6 of 234 comments (clear)

  1. Okay telemarketers - your move! by jamesh · · Score: 4, Interesting

    Laws against certain types of telemarketing just pushed it offshore.
    Better spam filters in turn created better spammers.
    I will watch with a sort of morbid curiosity what the telemarketing industry comes up with next, assuming that this idea makes their current business model unworkable.

    The do not call register in Australia has worked surprisingly well for me. I've had a very very small number of calls that were flat out illegal. We get calls from people trying to get us to sell raffles for charities (which are legal but have to call within certain hours) but they all use listed numbers so we simply don't answer them, and we let withheld numbers go to voicemail most of the time (the phone is configured to not even ring when a withheld number calls).

  2. Do Not Call lists really help TM companies by Anonymous Coward · · Score: 4, Interesting

    The Do Not Call and Do Not Mail lists in Australia are a great help to Telemarketing companies like us. We pay for flagfalls on all our calls, and we use two predictive diallers to do the job so our telcom bills were always high. It basically gives us a list of people who are certainly not going to buy things over the phone from us. Since the DNC list was put into place, our call to sale ratio went up considerably. Thanks ADMA!

  3. Re:There is an app for that. by Anonymous Coward · · Score: 5, Interesting

    I have a captcha on my asterisk.

    Someone dials me and i greet them with, press 1 if you want to talk to us. Telemarketers dialing machines dials a number, waits for an answer and then connects it to a free agent. This message is lost to them. If you haven't pressed 1 you are in an infinite loop.

  4. Re:Sounds like a good time by arivanov · · Score: 4, Interesting

    The problem is that the marketeer does not care.

    Current TPS regulations punish the marketeer and do nothing about the company that ordered it and for the carrier supporting it. As a result unsolicited marketing has simply moved abroad. It started as far back as 2003 and has been moving full steam in that direction.

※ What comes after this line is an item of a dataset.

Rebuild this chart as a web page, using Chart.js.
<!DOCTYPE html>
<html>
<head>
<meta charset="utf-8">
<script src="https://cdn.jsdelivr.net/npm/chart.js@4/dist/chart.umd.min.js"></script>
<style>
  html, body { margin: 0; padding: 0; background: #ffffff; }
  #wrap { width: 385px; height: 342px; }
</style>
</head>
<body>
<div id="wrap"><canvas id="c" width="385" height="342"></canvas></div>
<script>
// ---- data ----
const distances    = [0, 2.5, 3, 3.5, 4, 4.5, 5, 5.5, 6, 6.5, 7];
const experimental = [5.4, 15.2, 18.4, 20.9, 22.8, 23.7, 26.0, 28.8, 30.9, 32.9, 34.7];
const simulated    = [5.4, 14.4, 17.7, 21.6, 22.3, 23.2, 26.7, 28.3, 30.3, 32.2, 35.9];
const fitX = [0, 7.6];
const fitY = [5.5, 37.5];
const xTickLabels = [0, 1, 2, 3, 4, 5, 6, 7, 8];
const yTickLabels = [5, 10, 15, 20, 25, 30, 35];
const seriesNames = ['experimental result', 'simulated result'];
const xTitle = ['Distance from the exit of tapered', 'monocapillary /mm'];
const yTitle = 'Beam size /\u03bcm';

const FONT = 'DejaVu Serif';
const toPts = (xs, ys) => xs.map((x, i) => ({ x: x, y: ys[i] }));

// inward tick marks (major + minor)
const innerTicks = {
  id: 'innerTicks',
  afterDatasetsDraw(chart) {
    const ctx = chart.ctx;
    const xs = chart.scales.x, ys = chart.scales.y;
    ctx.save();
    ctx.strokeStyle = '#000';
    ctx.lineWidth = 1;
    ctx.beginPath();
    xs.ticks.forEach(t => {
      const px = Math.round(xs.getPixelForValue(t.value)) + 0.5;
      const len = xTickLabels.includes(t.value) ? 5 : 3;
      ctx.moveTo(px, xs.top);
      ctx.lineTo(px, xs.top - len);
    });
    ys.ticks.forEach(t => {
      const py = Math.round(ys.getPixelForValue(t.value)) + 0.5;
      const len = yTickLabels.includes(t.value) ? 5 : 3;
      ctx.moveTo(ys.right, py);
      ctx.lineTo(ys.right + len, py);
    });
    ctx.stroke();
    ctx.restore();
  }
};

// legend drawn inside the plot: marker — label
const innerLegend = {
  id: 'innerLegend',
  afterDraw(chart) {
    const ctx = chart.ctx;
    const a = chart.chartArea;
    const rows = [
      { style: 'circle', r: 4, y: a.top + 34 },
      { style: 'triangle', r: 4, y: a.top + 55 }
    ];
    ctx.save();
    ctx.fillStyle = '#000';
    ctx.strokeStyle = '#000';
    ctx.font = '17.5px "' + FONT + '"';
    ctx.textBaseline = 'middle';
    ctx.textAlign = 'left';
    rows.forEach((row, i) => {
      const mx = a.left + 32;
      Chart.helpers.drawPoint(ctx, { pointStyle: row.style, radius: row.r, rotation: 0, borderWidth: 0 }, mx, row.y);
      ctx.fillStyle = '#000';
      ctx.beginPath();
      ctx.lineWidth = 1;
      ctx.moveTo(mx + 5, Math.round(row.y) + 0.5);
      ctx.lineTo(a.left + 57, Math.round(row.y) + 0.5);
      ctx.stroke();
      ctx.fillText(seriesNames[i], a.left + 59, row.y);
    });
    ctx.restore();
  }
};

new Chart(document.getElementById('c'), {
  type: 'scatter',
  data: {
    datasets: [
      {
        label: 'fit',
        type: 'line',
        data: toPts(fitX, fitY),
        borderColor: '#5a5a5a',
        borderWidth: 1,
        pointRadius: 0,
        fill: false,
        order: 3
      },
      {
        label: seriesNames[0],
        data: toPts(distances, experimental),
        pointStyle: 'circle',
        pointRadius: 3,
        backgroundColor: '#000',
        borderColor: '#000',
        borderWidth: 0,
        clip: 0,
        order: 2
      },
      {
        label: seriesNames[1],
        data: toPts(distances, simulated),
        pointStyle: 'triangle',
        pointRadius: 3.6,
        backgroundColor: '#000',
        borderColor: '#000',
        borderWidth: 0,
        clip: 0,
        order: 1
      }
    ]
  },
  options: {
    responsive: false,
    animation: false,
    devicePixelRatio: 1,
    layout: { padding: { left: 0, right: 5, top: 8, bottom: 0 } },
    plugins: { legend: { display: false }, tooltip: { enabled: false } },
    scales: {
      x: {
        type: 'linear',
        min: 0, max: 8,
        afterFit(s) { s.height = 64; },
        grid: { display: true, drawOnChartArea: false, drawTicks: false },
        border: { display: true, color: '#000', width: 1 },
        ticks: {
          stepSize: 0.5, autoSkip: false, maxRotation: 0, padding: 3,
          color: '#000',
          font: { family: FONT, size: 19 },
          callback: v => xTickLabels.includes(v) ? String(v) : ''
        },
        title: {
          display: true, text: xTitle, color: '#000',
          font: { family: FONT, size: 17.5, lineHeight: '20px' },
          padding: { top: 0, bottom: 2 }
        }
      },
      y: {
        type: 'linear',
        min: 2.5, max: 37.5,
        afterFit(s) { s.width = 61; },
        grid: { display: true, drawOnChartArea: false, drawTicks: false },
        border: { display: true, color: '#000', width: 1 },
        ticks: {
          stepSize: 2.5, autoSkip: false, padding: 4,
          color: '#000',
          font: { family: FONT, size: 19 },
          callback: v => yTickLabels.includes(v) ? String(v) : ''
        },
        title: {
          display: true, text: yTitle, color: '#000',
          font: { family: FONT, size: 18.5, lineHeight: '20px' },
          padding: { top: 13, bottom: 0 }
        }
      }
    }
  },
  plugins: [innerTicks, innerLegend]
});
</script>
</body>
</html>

    It is not a regulatory regime it is a marketing joke promoted by marketeers so not surprisingly as anything that is solely marketing driven it does not quite work.

    --
    Baker's Law: Misery no longer loves company. Nowadays it insists on it
    http://www.sigsegv.cx/
  5. Re:There is an app for that. by 91degrees · · Score: 5, Interesting

    You just need to learn to make wasting time more valuable. I love wasting the time of these people.

    One time I had someone getting very defensive when I managed to get them to agree they'd started with what was essentially a lie (I'd "won" something). Another time I shifted the conversation onto what colour underwear the caller was wearing.

    I make a game of it. Do I have nothing better to do? Well, I could be reading Slashdot or watching TV - in other words, nope.

  6. Re:There is an app for that. by jparker · · Score: 5, Interesting

    My uncle used his six-year-old as that "smart adaptive application". Kid loved talking on the phone, so he got any telemarketer. Would often take them quite a while to work out that the excited claims of "Gosh!" and "Wow!" weren't really leading to a sale.